Attention Whore / Comic Books

  • Sandorst in The Autumnlands: Tooth & Claw who sinks so low as to blow up a bridge carrying the soldier protecting him to steal the glory for himself.
  • Subverted in Superman story Kryptonite Nevermore. After saving a person's life at a concert, Superman waves at Lois Lane. Clark Kent's boss Morgan Edge and other characters misunderstand his actions and claim that Superman loves to show off and grandstand.
  • Subverted in Supergirl: Cosmic Adventures in the 8th Grade. Linda Lee -aka Supergirl- accidentally breaks her own desk, and her school's Principal accuses her from destroying it intentionally because she demands everyone's attention. He also ignores her when she tries to explain it was an accident.
    Principal Pickelmeyer: In the future, perhaps you could choose a less destructive manner to beg for attention from your classmates?
  • X-Men:
    • Elixir. He subconsciously used his powers to change his skin into a reflective golden color so he'd stand out more. Before he discovered he was a mutant, he joined an anti-mutant terrorist group because he thought it would make him more popular.
    • Also, the Mimic, from earlier in the X-Men. This is about 90% of his motivation for screwing around with the X-Men, showing off.
    • Emma Frost. She wears those Stripperific suits on purpose. (Although it's also partially for psychological warfare against men, as she has claimed.)
  • Batman:
  • Erm, the Wasp. The reason she has the most Unlimited Wardrobe among heroines is not only to flaunt her looks, but her wealth.
  • Booster Gold:
    • The guy often ruins covert hero operations by alerting his publicist to where he and the rest of the Justice league will be just so he can draw a crowd.
    • Later subverted when Booster gets recruited by Rip Hunter as a guardian of the time stream. By this point Booster has become a competent, serious hero, but he has to maintain his public image as a screw-up attention whore to avoid getting killed in the crib.
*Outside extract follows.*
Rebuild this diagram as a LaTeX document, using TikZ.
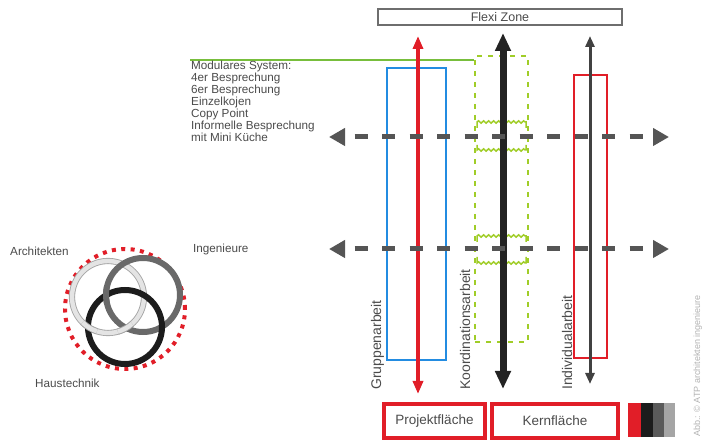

  • Fred Christ of Transmetropolitan will do absolutely anything to keep from being ignored. He continuously champions various social causes not out of belief, but because if he's their leader, it gets him media notice. Ultimately, however, he dies fighting for a cause he actually believes in, even though nobody can see it.
  • Dreamkeepers:
    • Mace, Whip and Namah, especially in Prelude.
    • "Musical sensation" and political advisor Tinsel might very well be the mistres of this trope. One scene has her walking through a very large room, with several bickering politicians a little to the side of her path. She detours right into the center of the crowd, only to lament that she's "busy", and walks off. And considering her usual wardrobe choices, the latter word in this phrase is decidedly appropriate.
  • In Astro City, Crackerjack is the pre-eminent example of this trope. He shamelessly boasts about his crimefighting skills, hogs the spotlight without regard to the feelings of his comrades, and never met a camera he didn't like. While he is a fantastic physical specimen and Badass Normal, his grandiosity is too much for any amount of skill to back up.